§ Task prompt: Would you write out the listing verbatim and skip every picture in it?

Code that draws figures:
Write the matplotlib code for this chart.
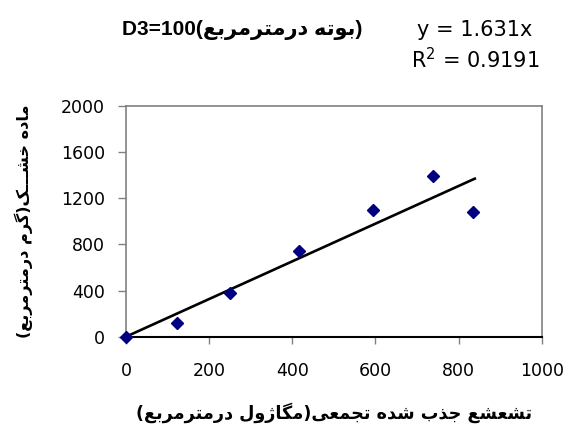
import matplotlib
matplotlib.use("Agg")
import matplotlib.pyplot as plt
import numpy as np

# Data
radiation = [0, 122, 251, 416, 593, 739, 835]       # x values
dry_matter = [0, 115, 375, 739, 1097, 1394, 1082]   # y values
slope = 1.631
r2 = 0.9191

x_ticks = [0, 200, 400, 600, 800, 1000]
y_ticks = [0, 400, 800, 1200, 1600, 2000]

title_txt = "(بوته درمترمربع)"
xlabel_txt = "تشعشع جذب شده تجمعی(مگاژول درمترمربع)"
ylabel_txt = "ماده خشـــک(گرم درمترمربع)"

# Simple Arabic/Persian shaping (matplotlib has no bidi/shaping)
forms = {
    "ا": ("\uFE8D", "\uFE8E", None, None),
    "ب": ("\uFE8F", "\uFE90", "\uFE91", "\uFE92"),
    "ت": ("\uFE95", "\uFE96", "\uFE97", "\uFE98"),
    "ج": ("\uFE9D", "\uFE9E", "\uFE9F", "\uFEA0"),
    "خ": ("\uFEA5", "\uFEA6", "\uFEA7", "\uFEA8"),
    "د": ("\uFEA9", "\uFEAA", None, None),
    "ذ": ("\uFEAB", "\uFEAC", None, None),
    "ر": ("\uFEAD", "\uFEAE", None, None),
    "ژ": ("\uFB8A", "\uFB8B", None, None),
    "ش": ("\uFEB5", "\uFEB6", "\uFEB7", "\uFEB8"),
    "ع": ("\uFEC9", "\uFECA", "\uFECB", "\uFECC"),
    "ک": ("\uFB8E", "\uFB8F", "\uFB90", "\uFB91"),
    "گ": ("\uFB92", "\uFB93", "\uFB94", "\uFB95"),
    "ل": ("\uFEDD", "\uFEDE", "\uFEDF", "\uFEE0"),
    "م": ("\uFEE1", "\uFEE2", "\uFEE3", "\uFEE4"),
    "ه": ("\uFEE9", "\uFEEA", "\uFEEB", "\uFEEC"),
    "و": ("\uFEED", "\uFEEE", None, None),
    "ی": ("\uFBFC", "\uFBFD", "\uFBFE", "\uFBFF"),
    "ـ": ("ـ", "ـ", "ـ", "ـ"),
}


def dual(c):
    return c in forms and forms[c][2] is not None


def shape(s):
    out = []
    for i, c in enumerate(s):
        if c not in forms:
            out.append(c)
            continue
        prev = s[i - 1] if i > 0 else ""
        nxt = s[i + 1] if i + 1 < len(s) else ""
        to_prev = dual(prev)
        to_next = dual(c) and nxt in forms
        iso, fin, ini, med = forms[c]
        if to_prev and to_next:
            out.append(med)
        elif to_prev:
            out.append(fin)
        elif to_next:
            out.append(ini)
        else:
            out.append(iso)
    vis = "".join(reversed(out))
    return vis.translate(str.maketrans("()", ")("))


plt.rcParams["font.family"] = ["DejaVu Sans"]

fig = plt.figure(figsize=(5.75, 4.32), dpi=100)
ax = fig.add_axes([0.2191, 0.2206, 0.7230, 0.5347])

ax.plot(radiation, dry_matter, linestyle="none", marker="D", markersize=6.5,
        color="#000080", zorder=3, clip_on=False)
fit_x = np.array([0, 839])
ax.plot(fit_x, slope * fit_x, color="black", linewidth=1.9, zorder=2)

ax.set_xlim(0, 1000)
ax.set_ylim(0, 2000)
ax.set_xticks(x_ticks)
ax.set_yticks(y_ticks)
ax.tick_params(axis="y", length=6, width=1, color="#808080", pad=9, labelsize=12.5)
ax.tick_params(axis="x", length=5, width=1, color="#808080", pad=13, labelsize=12.5)
for side in ["top", "right", "left"]:
    ax.spines[side].set_color("#808080")
    ax.spines[side].set_linewidth(1.2)
ax.spines["bottom"].set_color("black")
ax.spines["bottom"].set_linewidth(1.5)

ax.set_xlabel(shape(xlabel_txt), fontsize=12.7, fontweight="bold", labelpad=16)
ax.set_ylabel(shape(ylabel_txt), fontsize=11.6, fontweight="bold", labelpad=20)

fig.text(0.212, 0.93, "D3=100" + shape(title_txt), fontsize=15, fontweight="bold",
         family=["Liberation Sans", "DejaVu Sans"], ha="left", va="center")
fig.text(0.826, 0.93, "y = %.3fx" % slope, fontsize=15, ha="center", va="center")
fig.text(0.826, 0.862, "R$^2$ = %.4f" % r2, fontsize=15, ha="center", va="center")

fig.savefig("out.png", dpi=100)
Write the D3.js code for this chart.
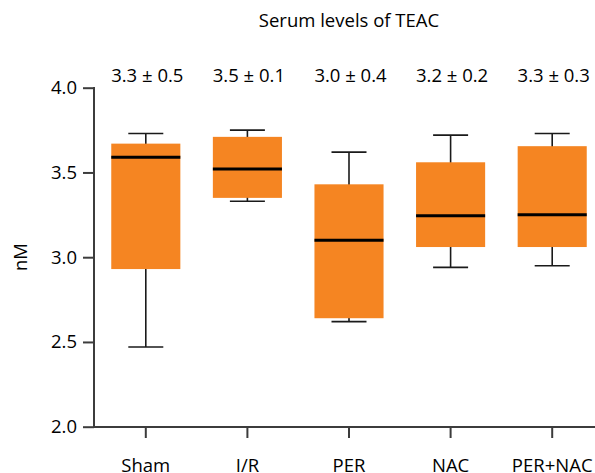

§ Task output:
Write the matplotlib code for this chart.
import matplotlib
matplotlib.use("Agg")
import matplotlib.pyplot as plt
import numpy as np

# Data
radiation = [0, 122, 251, 416, 593, 739, 835]       # x values
dry_matter = [0, 115, 375, 739, 1097, 1394, 1082]   # y values
slope = 1.631
r2 = 0.9191

x_ticks = [0, 200, 400, 600, 800, 1000]
y_ticks = [0, 400, 800, 1200, 1600, 2000]

title_txt = "(بوته درمترمربع)"
xlabel_txt = "تشعشع جذب شده تجمعی(مگاژول درمترمربع)"
ylabel_txt = "ماده خشـــک(گرم درمترمربع)"

# Simple Arabic/Persian shaping (matplotlib has no bidi/shaping)
forms = {
    "ا": ("\uFE8D", "\uFE8E", None, None),
    "ب": ("\uFE8F", "\uFE90", "\uFE91", "\uFE92"),
    "ت": ("\uFE95", "\uFE96", "\uFE97", "\uFE98"),
    "ج": ("\uFE9D", "\uFE9E", "\uFE9F", "\uFEA0"),
    "خ": ("\uFEA5", "\uFEA6", "\uFEA7", "\uFEA8"),
    "د": ("\uFEA9", "\uFEAA", None, None),
    "ذ": ("\uFEAB", "\uFEAC", None, None),
    "ر": ("\uFEAD", "\uFEAE", None, None),
    "ژ": ("\uFB8A", "\uFB8B", None, None),
    "ش": ("\uFEB5", "\uFEB6", "\uFEB7", "\uFEB8"),
    "ع": ("\uFEC9", "\uFECA", "\uFECB", "\uFECC"),
    "ک": ("\uFB8E", "\uFB8F", "\uFB90", "\uFB91"),
    "گ": ("\uFB92", "\uFB93", "\uFB94", "\uFB95"),
    "ل": ("\uFEDD", "\uFEDE", "\uFEDF", "\uFEE0"),
    "م": ("\uFEE1", "\uFEE2", "\uFEE3", "\uFEE4"),
    "ه": ("\uFEE9", "\uFEEA", "\uFEEB", "\uFEEC"),
    "و": ("\uFEED", "\uFEEE", None, None),
    "ی": ("\uFBFC", "\uFBFD", "\uFBFE", "\uFBFF"),
    "ـ": ("ـ", "ـ", "ـ", "ـ"),
}


def dual(c):
    return c in forms and forms[c][2] is not None


def shape(s):
    out = []
    for i, c in enumerate(s):
        if c not in forms:
            out.append(c)
            continue
        prev = s[i - 1] if i > 0 else ""
        nxt = s[i + 1] if i + 1 < len(s) else ""
        to_prev = dual(prev)
        to_next = dual(c) and nxt in forms
        iso, fin, ini, med = forms[c]
        if to_prev and to_next:
            out.append(med)
        elif to_prev:
            out.append(fin)
        elif to_next:
            out.append(ini)
        else:
            out.append(iso)
    vis = "".join(reversed(out))
    return vis.translate(str.maketrans("()", ")("))


plt.rcParams["font.family"] = ["DejaVu Sans"]

fig = plt.figure(figsize=(5.75, 4.32), dpi=100)
ax = fig.add_axes([0.2191, 0.2206, 0.7230, 0.5347])

ax.plot(radiation, dry_matter, linestyle="none", marker="D", markersize=6.5,
        color="#000080", zorder=3, clip_on=False)
fit_x = np.array([0, 839])
ax.plot(fit_x, slope * fit_x, color="black", linewidth=1.9, zorder=2)

ax.set_xlim(0, 1000)
ax.set_ylim(0, 2000)
ax.set_xticks(x_ticks)
ax.set_yticks(y_ticks)
ax.tick_params(axis="y", length=6, width=1, color="#808080", pad=9, labelsize=12.5)
ax.tick_params(axis="x", length=5, width=1, color="#808080", pad=13, labelsize=12.5)
for side in ["top", "right", "left"]:
    ax.spines[side].set_color("#808080")
    ax.spines[side].set_linewidth(1.2)
ax.spines["bottom"].set_color("black")
ax.spines["bottom"].set_linewidth(1.5)

ax.set_xlabel(shape(xlabel_txt), fontsize=12.7, fontweight="bold", labelpad=16)
ax.set_ylabel(shape(ylabel_txt), fontsize=11.6, fontweight="bold", labelpad=20)

fig.text(0.212, 0.93, "D3=100" + shape(title_txt), fontsize=15, fontweight="bold",
         family=["Liberation Sans", "DejaVu Sans"], ha="left", va="center")
fig.text(0.826, 0.93, "y = %.3fx" % slope, fontsize=15, ha="center", va="center")
fig.text(0.826, 0.862, "R$^2$ = %.4f" % r2, fontsize=15, ha="center", va="center")

fig.savefig("out.png", dpi=100)
Write the D3.js code for this chart.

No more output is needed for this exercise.